Following on from the world’s first 3D printed vinyl records – and a pop-up store to sell them (courtesy of Bloc Party frontman Kele Okereke) – now there’s another innovation in the field thanks to Aussie indie-electro favourites, Cut Copy.

The band’s newest music video for ‘We Are Explorers’, the latest single lifted from last year’s Free Your Mind, uses 3D printing to create its miniatures stars: as pair of luminescent figures that embark on their own little scavenger hunt in the streets of Los Angeles.

Cut Copy are also encouraging their fans to recreate the clip, by releasing the music, accompanying footage, and all the 3D printing files in an exclusive BitTorrent bundle.

Party, a Tokyo/New York-based creative company, are the team behind the unique clip, with co-director Aramique Krauthamer explaining that “the idea started with ‘what if we 3D printed a music video?’,” as Fast To Create reports.

Drawing on their experience with stop-motion animation, Karuthamer and his partner Masa Kawamura, “had been discussing the possibility of creating a narrative where every frame of movement was 3-D printed and shot in the street,” says Karuthamer.

“When we heard ‘We Are Explorers,’ we immediately began imagining this story of tiny 3-D printed characters running through the streets of a major city on an epic journey.”

Epic is right.
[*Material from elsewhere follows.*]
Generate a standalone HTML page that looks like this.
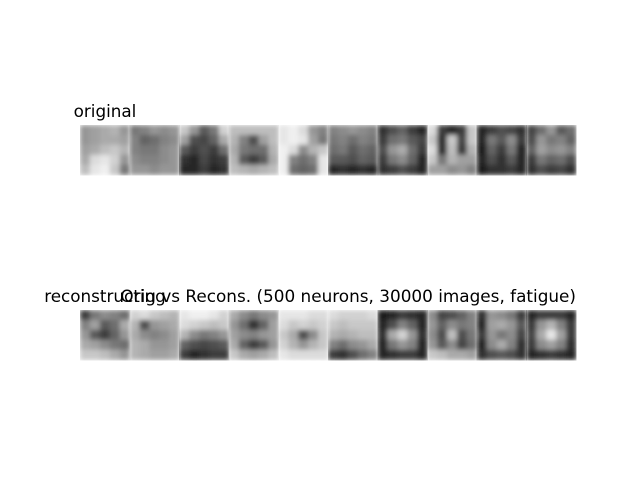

With the aid of technical artist Qanta Shimizu, the project saw the creation of “roughly 200 figurines” for each sequence of the video, using running shots of groups of eight figures on a loop to create the unique visual effect.

To get the mini-explorers to glow, the figurines were printed in a special UV-reactive material so that when Director of Photography Sesse Lind shot them at night, under black light bulbs, they gave off the necessary fluoro effect. “Hopefully people print the figurines, play with them, shoot them, make new storylines we didn’t think of, take them to places we couldn’t…”

Kawamura and Karuthamer are hoping that Cut Copy fans will continue the narrative of the ‘We Are Explorers’ video by “handing everything over to the public,” allowing them to 3D print their own copies of the characters with the BitTorrent bundle, which contains the storyboards, stop-motion schematics, 3D files, music – the works.

“Hopefully people print the figurines, play with them, shoot them, make new storylines we didn’t think of, take them to places we couldn’t, and share whatever they do with everyone,” say the co-directors; “So we can enjoy the process together.”

Cut Copy are making their much anticipated return to the Australian live circuit when they play Golden Plains this March, giving local audiences their first taste of Free Your Mind in the live setting.

The electro quartet will rock a coveted post-midnight slot on the second day of the sold out festival, returning to The ‘Sup for the first time since their rain-dappled set at Meredith Music Festival 2011 (which was epic). Here’s a thought for you Cut Copy diehards: 3D print your own mini-explorers figurines and substitute them for your usual glowsticks.

Following Golden Plains, Cut Copy strike out with a number of international festival appearances, heading overseas in May for America’s Sasquatch! Festival and Barcelona’s Primavera Sound, before hitting the US again for the huge Bonnaroo 2014 lineup, joined by fellow Aussie artists Nick Cave & The Bad Seeds, John Butler Trio, The Preatures, and Vance Joy.